When I was in graduate school, a small group of my peers and I spent considerable time examining the circumstances under which it would be possible for one nuclear power to launch a nuclear attack against another. Since none of us could get dates, we spent a lot of time on this topic, using the Cuban missile crisis as the basis of our analysis. The criteria for such an attack was that the other side’s command system had collapsed and thus the country had no way to retaliate, or that the other side was simply lying about its nuclear arsenal to begin with, or some other scenario I don’t remember.
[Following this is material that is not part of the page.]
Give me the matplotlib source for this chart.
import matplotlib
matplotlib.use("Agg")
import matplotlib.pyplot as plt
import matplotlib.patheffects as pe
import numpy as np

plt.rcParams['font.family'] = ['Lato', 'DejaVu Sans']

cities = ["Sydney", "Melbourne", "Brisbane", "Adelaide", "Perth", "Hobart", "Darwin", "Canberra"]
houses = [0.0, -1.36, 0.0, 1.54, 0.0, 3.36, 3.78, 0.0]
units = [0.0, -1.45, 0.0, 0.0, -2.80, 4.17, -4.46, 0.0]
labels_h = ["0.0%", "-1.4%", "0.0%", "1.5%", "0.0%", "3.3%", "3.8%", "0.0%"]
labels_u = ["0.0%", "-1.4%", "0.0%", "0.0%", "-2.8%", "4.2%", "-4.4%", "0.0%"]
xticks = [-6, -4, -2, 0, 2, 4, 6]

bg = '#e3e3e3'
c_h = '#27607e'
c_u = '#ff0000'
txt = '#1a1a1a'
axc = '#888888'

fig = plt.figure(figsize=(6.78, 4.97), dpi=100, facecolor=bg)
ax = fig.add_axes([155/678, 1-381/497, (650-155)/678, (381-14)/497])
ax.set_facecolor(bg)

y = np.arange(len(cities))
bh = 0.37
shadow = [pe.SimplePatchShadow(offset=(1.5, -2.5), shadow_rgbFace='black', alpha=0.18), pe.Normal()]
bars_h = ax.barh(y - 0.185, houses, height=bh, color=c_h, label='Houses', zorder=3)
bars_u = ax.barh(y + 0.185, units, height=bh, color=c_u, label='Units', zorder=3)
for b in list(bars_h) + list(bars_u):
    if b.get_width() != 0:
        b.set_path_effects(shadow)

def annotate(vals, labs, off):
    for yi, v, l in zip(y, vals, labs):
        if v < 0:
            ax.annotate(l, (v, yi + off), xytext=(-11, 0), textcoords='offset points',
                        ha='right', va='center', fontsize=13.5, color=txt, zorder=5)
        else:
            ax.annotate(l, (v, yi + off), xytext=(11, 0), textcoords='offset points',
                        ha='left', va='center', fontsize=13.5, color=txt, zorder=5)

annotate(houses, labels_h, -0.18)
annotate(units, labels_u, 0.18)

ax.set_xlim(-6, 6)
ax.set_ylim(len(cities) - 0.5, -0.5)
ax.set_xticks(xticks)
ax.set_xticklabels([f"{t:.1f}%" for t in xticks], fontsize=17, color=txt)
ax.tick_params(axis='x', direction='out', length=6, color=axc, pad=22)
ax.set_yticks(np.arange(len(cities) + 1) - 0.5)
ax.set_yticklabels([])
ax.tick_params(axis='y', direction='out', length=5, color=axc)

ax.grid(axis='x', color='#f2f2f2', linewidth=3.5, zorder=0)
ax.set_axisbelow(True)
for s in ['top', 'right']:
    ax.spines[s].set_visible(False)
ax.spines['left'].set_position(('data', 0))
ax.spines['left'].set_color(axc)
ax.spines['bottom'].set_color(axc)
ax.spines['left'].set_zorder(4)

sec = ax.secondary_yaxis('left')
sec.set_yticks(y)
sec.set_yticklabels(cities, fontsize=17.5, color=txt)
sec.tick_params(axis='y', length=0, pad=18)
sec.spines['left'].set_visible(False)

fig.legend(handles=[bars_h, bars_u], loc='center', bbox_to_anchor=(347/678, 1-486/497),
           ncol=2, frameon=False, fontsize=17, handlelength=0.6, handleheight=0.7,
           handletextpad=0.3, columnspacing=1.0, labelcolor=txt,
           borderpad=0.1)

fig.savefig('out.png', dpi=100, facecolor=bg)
Lonely Saturday nights bled into one another.
The problem we kept running into – whether the arsenals were matched, asymmetric in number or disproportionate in capability – was that nuclear weapons would almost never be used, except perhaps if there were a situation in which one side had superb and trusted intelligence on location and the status of the enemy. There were other, stranger concepts based on mutually assured destruction. If we could eliminate the potential of the enemy to retaliate, it was a go. (There were proposals for special operations forces to penetrate enemy command points, deploy poisonous gas to kill launch crews, and so on.) But inevitably, a nuclear attack on a nuclear power would almost certainly result in mutually assured destruction or in an attack on an ally of a nuclear power, which would risk a less certain but still probable nuclear response. It’s easy to understand why, after Hiroshima and Nagasaki, there has never been another nuclear attack.
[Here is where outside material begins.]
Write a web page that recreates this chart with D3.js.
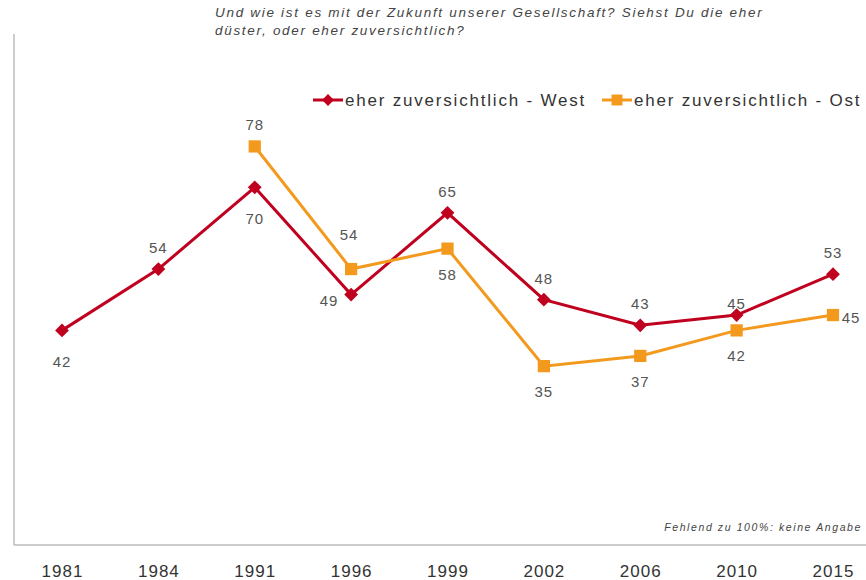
<!DOCTYPE html>
<html>
<head>
<meta charset="utf-8">
<script src="https://cdn.jsdelivr.net/npm/d3@7"></script>
<style>
  body { margin: 0; background: #fff; }
  svg text { font-family: "Liberation Sans", Arial, sans-serif; }
</style>
</head>
<body>
<div id="chart"></div>
<script>
// data
var years = ["1981", "1984", "1991", "1996", "1999", "2002", "2006", "2010", "2015"];
var west = [42, 54, 70, 49, 65, 48, 43, 45, 53];
var ost = [null, null, 78, 54, 58, 35, 37, 42, 45];
var seriesNames = ["eher zuversichtlich - West", "eher zuversichtlich - Ost"];
var titleLines = ["Und wie ist es mit der Zukunft unserer Gesellschaft? Siehst Du die eher",
                  "düster, oder eher zuversichtlich?"];
var footnote = "Fehlend zu 100%: keine Angabe";

// where each value label sits relative to its marker
var westLabelPos = ["belowFar", "above", "belowFar", "belowLeft", "above", "above", "above", "aboveClose", "above"];
var ostLabelPos = [null, null, "above", "aboveHigh", "below", "below", "below", "below", "right"];

var W = 866, H = 580;
var colors = { west: "#c0001f", ost: "#f39a1e" };

var svg = d3.select("#chart").append("svg").attr("width", W).attr("height", H);

var x = d3.scalePoint().domain(years).range([62, 833]);
var y = d3.scaleLinear().domain([0, 100]).range([545, 34]);

// axis frame: left and bottom only
svg.append("line").attr("x1", 14).attr("x2", 14).attr("y1", 34).attr("y2", 545)
  .style("stroke", "#bbb").style("stroke-width", 1.5);
svg.append("line").attr("x1", 14).attr("x2", W).attr("y1", 545).attr("y2", 545)
  .style("stroke", "#bbb").style("stroke-width", 1.5);

// year labels
var xAxis = svg.append("g").attr("transform", "translate(0,545)")
  .call(d3.axisBottom(x).tickSize(0).tickPadding(0));
xAxis.select(".domain").remove();
xAxis.selectAll("text")
  .attr("dy", null).attr("y", 32)
  .style("font-size", "17px").style("letter-spacing", "1px").style("fill", "#333");

// title
svg.append("g").selectAll("text").data(titleLines).enter().append("text")
  .attr("x", 215).attr("y", function(d, i){ return 17 + i * 18; })
  .style("font-size", "13.5px").style("font-style", "italic")
  .style("letter-spacing", "1.7px").style("fill", "#444")
  .text(function(d){ return d; });

// footnote
svg.append("text").attr("x", 862).attr("y", 531).attr("text-anchor", "end")
  .style("font-size", "10.5px").style("font-style", "italic")
  .style("letter-spacing", "1.6px").style("fill", "#444")
  .text(footnote);

var line = d3.line()
  .defined(function(d){ return d != null; })
  .x(function(d, i){ return x(years[i]); })
  .y(function(d){ return y(d); });

function drawSeries(values, color, diamond, labelPos){
  var g = svg.append("g");
  g.append("path").datum(values).attr("d", line)
    .style("fill", "none").style("stroke", color).style("stroke-width", 3)
    .style("stroke-linejoin", "miter");
  var pts = values.map(function(v, i){ return { v: v, i: i }; })
    .filter(function(d){ return d.v != null; });
  g.selectAll(".mk").data(pts).enter().append("path")
    .attr("d", d3.symbol().type(d3.symbolSquare).size(diamond ? 95 : 150))
    .attr("transform", function(d){
      return "translate(" + x(years[d.i]) + "," + y(d.v) + ")" + (diamond ? " rotate(45)" : "");
    })
    .style("fill", color);
  var off = {
    above: [0, -16], aboveClose: [0, -6], aboveHigh: [-2, -29],
    below: [0, 31], belowFar: [0, 37], belowLeft: [-22, 11], right: [18, 8]
  };
  g.selectAll(".lb").data(pts).enter().append("text")
    .attr("x", function(d){ return x(years[d.i]) + off[labelPos[d.i]][0]; })
    .attr("y", function(d){ return y(d.v) + off[labelPos[d.i]][1]; })
    .attr("text-anchor", "middle")
    .style("font-size", "15px").style("letter-spacing", "1px").style("fill", "#555")
    .text(function(d){ return d.v; });
}

drawSeries(west, colors.west, true, westLabelPos);
drawSeries(ost, colors.ost, false, ostLabelPos);

// legend
var legend = svg.append("g").attr("transform", "translate(0,100)");
var legendItems = [
  { name: seriesNames[0], color: colors.west, x: 313, diamond: true },
  { name: seriesNames[1], color: colors.ost, x: 602, diamond: false }
];
legendItems.forEach(function(it){
  legend.append("line").attr("x1", it.x).attr("x2", it.x + 30).attr("y1", 0).attr("y2", 0)
    .style("stroke", it.color).style("stroke-width", 3);
  legend.append("path")
    .attr("d", d3.symbol().type(d3.symbolSquare).size(it.diamond ? 70 : 120))
    .attr("transform", "translate(" + (it.x + 15) + ",0)" + (it.diamond ? " rotate(45)" : ""))
    .style("fill", it.color);
  legend.append("text").attr("x", it.x + 32).attr("y", 6)
    .style("font-size", "17px").style("letter-spacing", "1.8px").style("fill", "#333")
    .text(it.name);
});
</script>
</body>
</html>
However, there was one scenario that had a possibility of success, which we called the insanity gambit. All other scenarios revolved around the sanity of the leadership. Initiation of a successful launch would trigger mutual destruction, and with the annihilation of the attacker’s own country, we could not find a condition in which a nation’s self-annihilation would provide greater security. No rational leader would come to a different conclusion. But this is, in essence, the strategy Russian President Vladimir Putin is toying with.
He has on several occasions said that Ukraine’s continued resistance to Russia, and American and European support for Ukraine’s defense, risks nuclear war. A nuclear attack on Ukraine would possibly trigger a U.S. response, while an attack on the United States – technically within the realm of possibility according to his statements – would certainly result in a massive attack on Russia. To be clear, the U.S. is not going to initiate nuclear war over Ukraine. Under normal circumstances, neither would Russia – unless the pressure of war drives Putin insane, making him willing to engage in mutually assured destruction. Since Russia is not insane, it follows that Putin is not planning to initiate nuclear war. But if Moscow can convince its adversaries that the situation has forced them to mutual suicide, the U.S. and its allies may change their policies to be more accommodating to Russia’s needs, however unlikely the threat may be. Bringing nuclear war – and, implicitly, Russian sanity – into the equation might change the outcome of the war. The U.S. is unlikely to initiate a preemptive strike against the insanity gambit of a sane nation. After all, Washington also has second strike capabilities.
To make this work, Putin has to convince other countries that he is prepared for nuclear war. In the process, he will also have to convince his countrymen, which only further undermines the strategy. The insanity gambit works only if it is so convincing that it frightens a leader’s own colleagues. It is a gambit born of desperation, useful only in graduate school for lonely men to ponder.